As education levels in the nation's workforce drop, proactive businesses are taking steps to close skill gaps.
In the United States, the number of high school graduates who immediately enroll in college or other higher education programs has declined dramatically in the last 20 years. The reasons given most often include skyrocketing tuition, unwillingness to take on debt, urgent financial needs requiring full-time work, and the perceived inability to successfully balance work and studies.
At the same time the number of students who pursue education right out of high school declines, the retirement of highly qualified workers is causing serious skill gaps for employers. On top of that, companies are struggling to find ways to help employees stay abreast of new technologies and shifting markets.
Businesses that continue to thrive in today's world take a proactive stand to address skills gaps, market changes and new technologies. By doing so, they strengthen their companies and position them to grow.
A major strengthening move is to offer each employee in the company the opportunity to gain additional skills that have the potential to benefit both the employee and the employer.
Some companies reimburse employee tuition for those who chose to attend college full-time. An online article in the Houston Chronicle recently explained existing tax breaks for employers who assist their workers with tuition and other expenses. Certain educational assistance benefits are also tax-free to the employee. For more information, see IRS Publication 970 - Tax Benefits for Education.
And, it has never before been so easy to find adult-education offerings to fit the needs of companies and their employees. Help is readily available. The Council for Adult and Experiential Learning, a nationally recognized nonprofit organization dedicated to helping employers and employees connect learning and work, offers a wealth of useful information, including publications, webinars, video recordings and live assistance.

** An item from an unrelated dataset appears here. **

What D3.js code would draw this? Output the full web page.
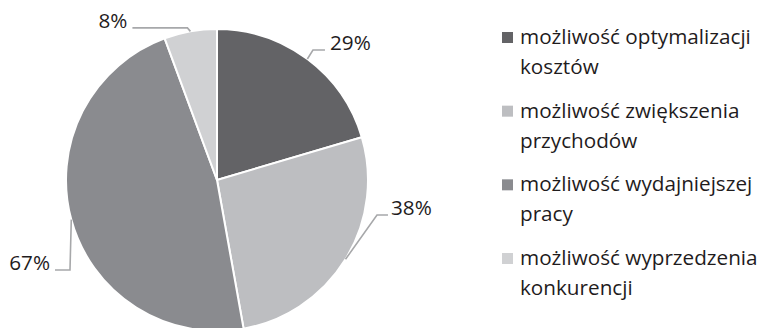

Success stories point out the fact that most every worker craves the opportunity to learn. Lifelong learning keeps adults motivated, energetic and enthusiastic. If companies encourage employees in their efforts, and if the adult education that employees receive provides new skills that they can apply at work, production and efficiency increases.
Further, when employees feel needed and appreciated, and when they can see that there are ways for them to learn new things and to advance within the company, they are less likely to change jobs.
Make career options transparent to employees so they are able to visualize a future with your company. Interactive career maps keep employees informed and clearly show them the steps and education needed for lateral and upward moves. They are also great tools for managers to use when having career-directed conversations with their employees.
A second step employers can take to promote an atmosphere of educational encouragement is to offer career and education advising to employees. Advising helps your employees make wise career decisions within your company and take the most efficient and cost-effective path to get there.
Reducing employee turnover saves money and protects a company’s image and future.